→ **PROBLEM STATEMENT**
Write out all the lines again, precisely as they stand, but without the images.

→ **RECORDED INFORMATION**
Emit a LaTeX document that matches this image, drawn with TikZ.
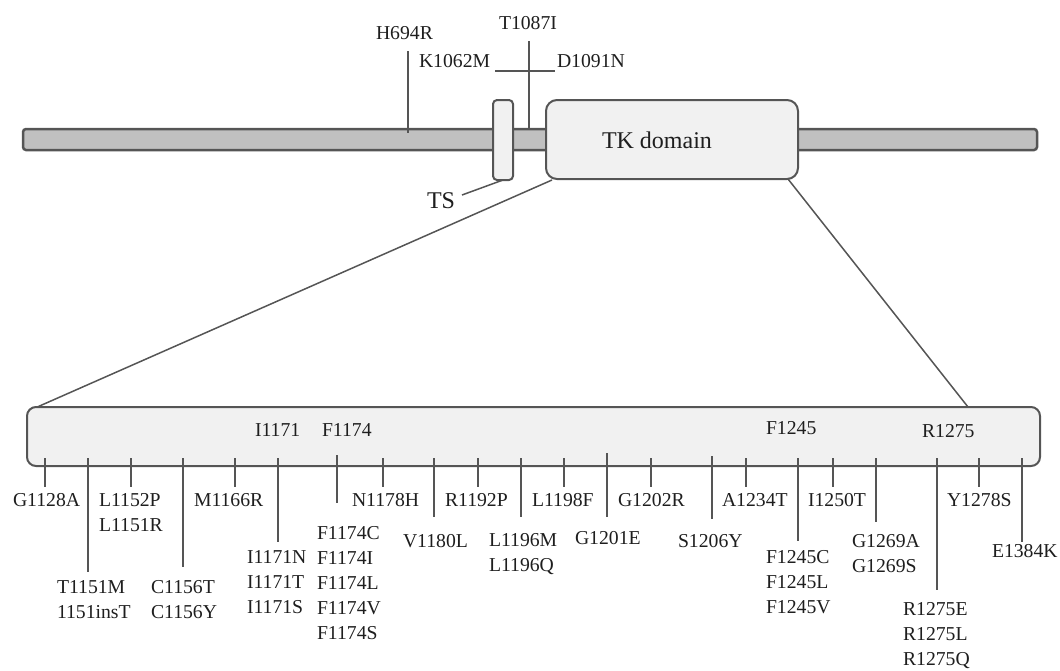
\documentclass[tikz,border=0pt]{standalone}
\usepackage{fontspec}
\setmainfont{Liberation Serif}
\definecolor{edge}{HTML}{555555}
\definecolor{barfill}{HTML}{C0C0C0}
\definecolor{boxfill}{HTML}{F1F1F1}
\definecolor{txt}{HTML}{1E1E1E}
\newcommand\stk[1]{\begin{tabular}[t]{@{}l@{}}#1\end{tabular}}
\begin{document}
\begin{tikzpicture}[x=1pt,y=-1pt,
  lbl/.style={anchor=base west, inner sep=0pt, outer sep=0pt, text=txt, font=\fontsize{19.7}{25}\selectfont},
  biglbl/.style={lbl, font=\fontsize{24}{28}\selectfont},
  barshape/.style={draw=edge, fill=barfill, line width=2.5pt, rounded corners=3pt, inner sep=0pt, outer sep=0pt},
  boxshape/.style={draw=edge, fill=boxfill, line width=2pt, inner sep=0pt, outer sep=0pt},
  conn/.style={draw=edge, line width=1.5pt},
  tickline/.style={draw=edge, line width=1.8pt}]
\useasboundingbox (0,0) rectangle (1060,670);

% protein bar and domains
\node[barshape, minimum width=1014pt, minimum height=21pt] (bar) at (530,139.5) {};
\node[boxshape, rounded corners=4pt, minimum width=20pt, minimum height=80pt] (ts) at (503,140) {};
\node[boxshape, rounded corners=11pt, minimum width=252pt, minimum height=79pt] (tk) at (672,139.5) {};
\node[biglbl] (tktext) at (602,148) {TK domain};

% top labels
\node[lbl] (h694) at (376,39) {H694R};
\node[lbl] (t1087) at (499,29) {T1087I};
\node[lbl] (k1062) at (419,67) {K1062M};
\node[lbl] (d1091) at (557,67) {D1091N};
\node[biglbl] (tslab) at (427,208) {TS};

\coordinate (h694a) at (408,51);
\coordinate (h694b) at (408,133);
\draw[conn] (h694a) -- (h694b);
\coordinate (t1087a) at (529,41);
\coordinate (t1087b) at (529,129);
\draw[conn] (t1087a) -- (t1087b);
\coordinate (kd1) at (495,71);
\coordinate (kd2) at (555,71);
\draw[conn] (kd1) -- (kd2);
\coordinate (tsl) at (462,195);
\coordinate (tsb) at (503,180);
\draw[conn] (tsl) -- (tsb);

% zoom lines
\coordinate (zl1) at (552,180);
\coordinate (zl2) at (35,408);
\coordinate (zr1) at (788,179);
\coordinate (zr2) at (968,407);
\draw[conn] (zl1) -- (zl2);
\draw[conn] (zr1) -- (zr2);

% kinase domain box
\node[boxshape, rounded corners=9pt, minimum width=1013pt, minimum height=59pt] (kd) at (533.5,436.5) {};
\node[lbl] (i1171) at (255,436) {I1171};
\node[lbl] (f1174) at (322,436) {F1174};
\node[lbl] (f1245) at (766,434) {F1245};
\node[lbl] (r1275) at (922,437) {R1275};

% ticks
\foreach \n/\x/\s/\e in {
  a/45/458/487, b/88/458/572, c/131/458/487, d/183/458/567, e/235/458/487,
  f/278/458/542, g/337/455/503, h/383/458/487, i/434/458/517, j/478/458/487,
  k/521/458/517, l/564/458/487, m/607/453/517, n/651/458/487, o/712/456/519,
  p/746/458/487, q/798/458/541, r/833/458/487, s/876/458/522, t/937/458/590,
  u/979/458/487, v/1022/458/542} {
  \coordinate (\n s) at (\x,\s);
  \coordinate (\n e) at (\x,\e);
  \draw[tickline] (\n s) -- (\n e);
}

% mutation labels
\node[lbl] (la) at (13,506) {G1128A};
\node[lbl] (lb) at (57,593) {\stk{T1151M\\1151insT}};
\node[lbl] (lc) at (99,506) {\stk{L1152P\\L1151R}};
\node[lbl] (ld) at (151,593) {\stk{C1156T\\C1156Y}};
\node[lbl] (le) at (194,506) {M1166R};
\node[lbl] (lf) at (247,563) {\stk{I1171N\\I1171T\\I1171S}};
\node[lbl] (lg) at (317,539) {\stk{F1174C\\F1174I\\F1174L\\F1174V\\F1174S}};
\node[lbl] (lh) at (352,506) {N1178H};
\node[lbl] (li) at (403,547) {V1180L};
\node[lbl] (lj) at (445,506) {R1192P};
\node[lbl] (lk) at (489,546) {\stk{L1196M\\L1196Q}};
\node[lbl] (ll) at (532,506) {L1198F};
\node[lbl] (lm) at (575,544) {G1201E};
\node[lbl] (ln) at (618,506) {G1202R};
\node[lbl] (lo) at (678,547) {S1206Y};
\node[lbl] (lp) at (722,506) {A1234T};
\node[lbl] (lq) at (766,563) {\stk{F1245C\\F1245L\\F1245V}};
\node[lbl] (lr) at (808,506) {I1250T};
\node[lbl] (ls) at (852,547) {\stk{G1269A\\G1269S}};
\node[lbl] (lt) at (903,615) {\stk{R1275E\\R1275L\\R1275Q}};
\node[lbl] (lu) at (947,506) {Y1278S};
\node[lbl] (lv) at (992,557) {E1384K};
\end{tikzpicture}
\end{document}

→ **THE SOLUTION**
Emit a LaTeX document that matches this image, drawn with TikZ.
\documentclass[tikz,border=0pt]{standalone}
\usepackage{fontspec}
\setmainfont{Liberation Serif}
\definecolor{edge}{HTML}{555555}
\definecolor{barfill}{HTML}{C0C0C0}
\definecolor{boxfill}{HTML}{F1F1F1}
\definecolor{txt}{HTML}{1E1E1E}
\newcommand\stk[1]{\begin{tabular}[t]{@{}l@{}}#1\end{tabular}}
\begin{document}
\begin{tikzpicture}[x=1pt,y=-1pt,
  lbl/.style={anchor=base west, inner sep=0pt, outer sep=0pt, text=txt, font=\fontsize{19.7}{25}\selectfont},
  biglbl/.style={lbl, font=\fontsize{24}{28}\selectfont},
  barshape/.style={draw=edge, fill=barfill, line width=2.5pt, rounded corners=3pt, inner sep=0pt, outer sep=0pt},
  boxshape/.style={draw=edge, fill=boxfill, line width=2pt, inner sep=0pt, outer sep=0pt},
  conn/.style={draw=edge, line width=1.5pt},
  tickline/.style={draw=edge, line width=1.8pt}]
\useasboundingbox (0,0) rectangle (1060,670);

% protein bar and domains
\node[barshape, minimum width=1014pt, minimum height=21pt] (bar) at (530,139.5) {};
\node[boxshape, rounded corners=4pt, minimum width=20pt, minimum height=80pt] (ts) at (503,140) {};
\node[boxshape, rounded corners=11pt, minimum width=252pt, minimum height=79pt] (tk) at (672,139.5) {};
\node[biglbl] (tktext) at (602,148) {TK domain};

% top labels
\node[lbl] (h694) at (376,39) {H694R};
\node[lbl] (t1087) at (499,29) {T1087I};
\node[lbl] (k1062) at (419,67) {K1062M};
\node[lbl] (d1091) at (557,67) {D1091N};
\node[biglbl] (tslab) at (427,208) {TS};

\coordinate (h694a) at (408,51);
\coordinate (h694b) at (408,133);
\draw[conn] (h694a) -- (h694b);
\coordinate (t1087a) at (529,41);
\coordinate (t1087b) at (529,129);
\draw[conn] (t1087a) -- (t1087b);
\coordinate (kd1) at (495,71);
\coordinate (kd2) at (555,71);
\draw[conn] (kd1) -- (kd2);
\coordinate (tsl) at (462,195);
\coordinate (tsb) at (503,180);
\draw[conn] (tsl) -- (tsb);

% zoom lines
\coordinate (zl1) at (552,180);
\coordinate (zl2) at (35,408);
\coordinate (zr1) at (788,179);
\coordinate (zr2) at (968,407);
\draw[conn] (zl1) -- (zl2);
\draw[conn] (zr1) -- (zr2);

% kinase domain box
\node[boxshape, rounded corners=9pt, minimum width=1013pt, minimum height=59pt] (kd) at (533.5,436.5) {};
\node[lbl] (i1171) at (255,436) {I1171};
\node[lbl] (f1174) at (322,436) {F1174};
\node[lbl] (f1245) at (766,434) {F1245};
\node[lbl] (r1275) at (922,437) {R1275};

% ticks
\foreach \n/\x/\s/\e in {
  a/45/458/487, b/88/458/572, c/131/458/487, d/183/458/567, e/235/458/487,
  f/278/458/542, g/337/455/503, h/383/458/487, i/434/458/517, j/478/458/487,
  k/521/458/517, l/564/458/487, m/607/453/517, n/651/458/487, o/712/456/519,
  p/746/458/487, q/798/458/541, r/833/458/487, s/876/458/522, t/937/458/590,
  u/979/458/487, v/1022/458/542} {
  \coordinate (\n s) at (\x,\s);
  \coordinate (\n e) at (\x,\e);
  \draw[tickline] (\n s) -- (\n e);
}

% mutation labels
\node[lbl] (la) at (13,506) {G1128A};
\node[lbl] (lb) at (57,593) {\stk{T1151M\\1151insT}};
\node[lbl] (lc) at (99,506) {\stk{L1152P\\L1151R}};
\node[lbl] (ld) at (151,593) {\stk{C1156T\\C1156Y}};
\node[lbl] (le) at (194,506) {M1166R};
\node[lbl] (lf) at (247,563) {\stk{I1171N\\I1171T\\I1171S}};
\node[lbl] (lg) at (317,539) {\stk{F1174C\\F1174I\\F1174L\\F1174V\\F1174S}};
\node[lbl] (lh) at (352,506) {N1178H};
\node[lbl] (li) at (403,547) {V1180L};
\node[lbl] (lj) at (445,506) {R1192P};
\node[lbl] (lk) at (489,546) {\stk{L1196M\\L1196Q}};
\node[lbl] (ll) at (532,506) {L1198F};
\node[lbl] (lm) at (575,544) {G1201E};
\node[lbl] (ln) at (618,506) {G1202R};
\node[lbl] (lo) at (678,547) {S1206Y};
\node[lbl] (lp) at (722,506) {A1234T};
\node[lbl] (lq) at (766,563) {\stk{F1245C\\F1245L\\F1245V}};
\node[lbl] (lr) at (808,506) {I1250T};
\node[lbl] (ls) at (852,547) {\stk{G1269A\\G1269S}};
\node[lbl] (lt) at (903,615) {\stk{R1275E\\R1275L\\R1275Q}};
\node[lbl] (lu) at (947,506) {Y1278S};
\node[lbl] (lv) at (992,557) {E1384K};
\end{tikzpicture}
\end{document}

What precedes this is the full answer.